Oh, man. I cannot believe this got past me … but it did.
On April 10, 1970 — that’s 50 years ago, folks — Paul McCartney announced casually in an interview that The Beatles had broken up. The music ended. The greatest rock ‘n roll band in history was no more.
That’s how it came about. Paul McCartney told us.
I have said before that the group founded by John Lennon, who then asked Paul McCartney to join him, who then brought along George Harrison to play with the two of them and then hired Ringo Starr to replace the drummer that none of them liked … they helped raise me.
I saw their performance on the “Ed Sullivan Show” in 1964. I followed them closely. I came of age about that time. Their music would end up fueling the my musical taste right on through to the present day.
They recorded so many great songs. They wrote such wonderful music. They, indeed, helped a generation of young people come of age. They helped raise us all.

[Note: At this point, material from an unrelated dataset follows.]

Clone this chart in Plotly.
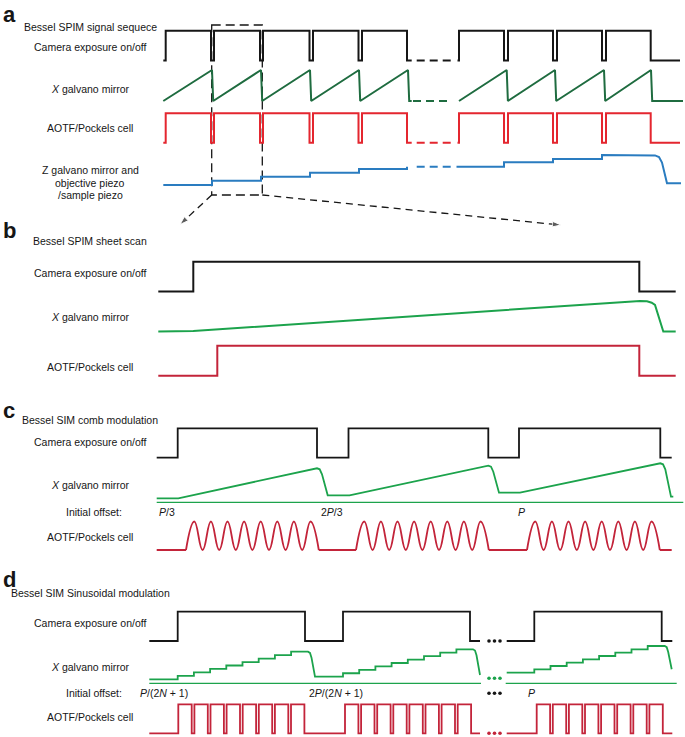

Of all the music I have heard over the years, one song stands out. It is the only song I remember where I was when I heard it for the first time. It was the second half of a song I heard initially in September 1968. I turned on a transistor radio in a U.S. Army barracks in Fort Lewis, Wash. I listened to the end of a song that went on seemingly forever. It was “Hey Jude.”
I fell in love with that melody. On the spot. Right then and there.
It became a sort of anthem for me. I cannot hear it enough.
Less than two years after hearing what I consider to be the greatest song ever recorded, they would call it quits. They went their separate ways.
It was — gulp! — 50 years ago. Wow! I still miss those guys.